No período do Novo Testamento, havia as Escrituras do Antigo Testamento, alguns profetas neotestamentários e a Tradição dos Apóstolos, todos estes certamente de obrigatória observação. Se você perguntasse a um fiel do Novo Testamento: “Você recebeu todo o seu conhecimento de Deus por meio exclusivo das Sagradas Escrituras?”, ele responderia: “Claro que não. Devo obedecer a Palavra de Deus sem me importar como chegou, quer pelas Sagradas Escrituras, quer pela Tradição dos Apóstolos!” . Sua posição, como a dos católicos, seria também a sola verba e não a sola Scriptura.

Deste modo, alguém que negue a posição católica tem que admitir que o princípio usado nos tempos bíblicos não era a sola Scriptura. Para mostrar que a sola Scriptura é obrigatória agora, mesmo considerando que não o era naqueles tempos, o crítido deverá mostrar onde o Novo Testamento ensina a existência de uma descomunal mudança de paradigma no fim da era apostólica. Deverá apresentar versículos que declarem que as Tradições Apostólicas seriam todas apontadas de forma que agora só haveria uma única fonte de Tradição Apostólica. Porém, não poderá fazê-lo!

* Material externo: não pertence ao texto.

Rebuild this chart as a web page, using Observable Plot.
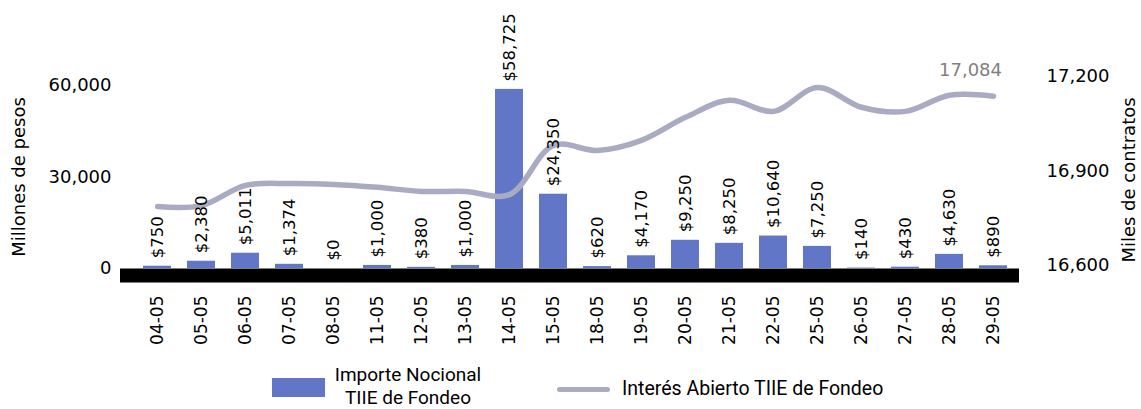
<!DOCTYPE html>
<html>
<head>
<meta charset="utf-8">
<script src="https://cdn.jsdelivr.net/npm/d3@7"></script>
<script src="https://cdn.jsdelivr.net/npm/@observablehq/plot@0.6"></script>
<style>
  html, body { margin: 0; padding: 0; background: #fff; }
  #wrap { position: relative; width: 1141px; height: 409px; overflow: hidden; font-family: "DejaVu Sans", sans-serif; }
  #chart { position: absolute; left: 0; top: 0; }
  .ytitle { position: absolute; font-size: 18px; color: #000; white-space: nowrap; transform: translate(-50%, -50%) rotate(-90deg); }
  .leg { position: absolute; font-family: Roboto, sans-serif; font-size: 19px; color: #000; white-space: nowrap; }
</style>
</head>
<body>
<div id="wrap">
  <div id="chart"></div>
  <div class="ytitle" style="left:18px; top:177px;">Millones de pesos</div>
  <div class="ytitle" style="left:1128px; top:180px;">Miles de contratos</div>
  <div class="leg" style="left:272px; top:378px; width:53px; height:19px; background:#6176c6;"></div>
  <div class="leg" style="left:328px; top:364px; width:160px; text-align:center; line-height:22.5px;">Importe Nocional<br>TIIE de Fondeo</div>
  <div class="leg" style="left:557px; top:387px; width:53px; height:5px; border-radius:3px; background:#a9abc3;"></div>
  <div class="leg" style="left:622px; top:377px; line-height:23px; font-size:19.5px;">Interés Abierto TIIE de Fondeo</div>
</div>
<script>
const fechas = ["04-05","05-05","06-05","07-05","08-05","11-05","12-05","13-05","14-05","15-05",
                "18-05","19-05","20-05","21-05","22-05","25-05","26-05","27-05","28-05","29-05"];
const importe = [750, 2380, 5011, 1374, 0, 1000, 380, 1000, 58725, 24350,
                 620, 4170, 9250, 8250, 10640, 7250, 140, 430, 4630, 890];
const interes = [16787, 16790, 16854, 16860, 16857, 16848, 16835, 16835, 16825, 16981,
                 16965, 16997, 17070, 17124, 17089, 17165, 17102, 17089, 17140, 17137];
const ticksIzq = [0, 30000, 60000];
const ticksDer = [16600, 16900, 17200];
const etiquetaFinal = "17,084";

const data = fechas.map((f, i) => ({fecha: f, importe: importe[i], interes: interes[i]}));
// map right-axis units (contracts) onto the left-axis scale
const toLeft = d3.scaleLinear().domain([16600, 17200]).range([984, 62990]);
const fmt = d3.format(",");

const chart = Plot.plot({
  width: 1141,
  height: 360,
  marginLeft: 120,
  marginRight: 122,
  marginTop: 10,
  marginBottom: 92,
  style: {fontFamily: "DejaVu Sans, sans-serif", fontSize: "18px", color: "#000", background: "#fff"},
  x: {type: "band", domain: fechas, range: [132.9, 1017.1], paddingInner: 0.36, paddingOuter: 0.18},
  y: {domain: [0, 60000], range: [268, 85]},
  marks: [
    Plot.barY(data, {x: "fecha", y: "importe", fill: "#6176c6"}),
    Plot.ruleY([0], {stroke: "#000", strokeWidth: 14, dy: 7}),
    Plot.line(data, {x: "fecha", y: d => toLeft(d.interes), stroke: "#a9abc3", strokeWidth: 5.5,
                     curve: "catmull-rom", strokeLinecap: "round"}),
    Plot.text(data, {x: "fecha", y: "importe", text: d => "$" + fmt(d.importe), rotate: -90,
                     textAnchor: "start", dy: -8, fontSize: 16.5, fill: "#000"}),
    Plot.text([data[data.length - 1]], {x: "fecha", y: d => toLeft(d.interes), text: () => etiquetaFinal,
                     dx: -23, dy: -26, fill: "#7f7f7f", fontSize: 18}),
    Plot.axisX({tickSize: 0, tickPadding: 27, tickRotate: -90, fontSize: 17, label: null}),
    Plot.axisY(ticksIzq, {anchor: "left", tickSize: 0, tickPadding: 9, tickFormat: fmt, label: null, fontSize: 18}),
    Plot.axisY(ticksDer.map(toLeft), {anchor: "right", tickSize: 0, tickPadding: 27, label: null, fontSize: 18,
                     tickFormat: d => fmt(Math.round(toLeft.invert(d)))})
  ]
});
document.getElementById("chart").appendChild(chart);
</script>
</body>
</html>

Tais versículos não existem!?

Ademais, já que as Tradições Apostólicas foram mais além que as Sagradas Escrituras Apostólicas – não significando que sejam materialmente diferentes daquelas constantes nas Sagradas Escrituras Apostólicas, mas simplesmente reafirmações ou interpretações – um crítico deveria ser capaz de provar a proposição impossível de que nenhuma interpretação autêntica das Sagradas Escrituras foi transmitida desde a era apostólica. E isto, simplesmente, também não poderá fazê-lo!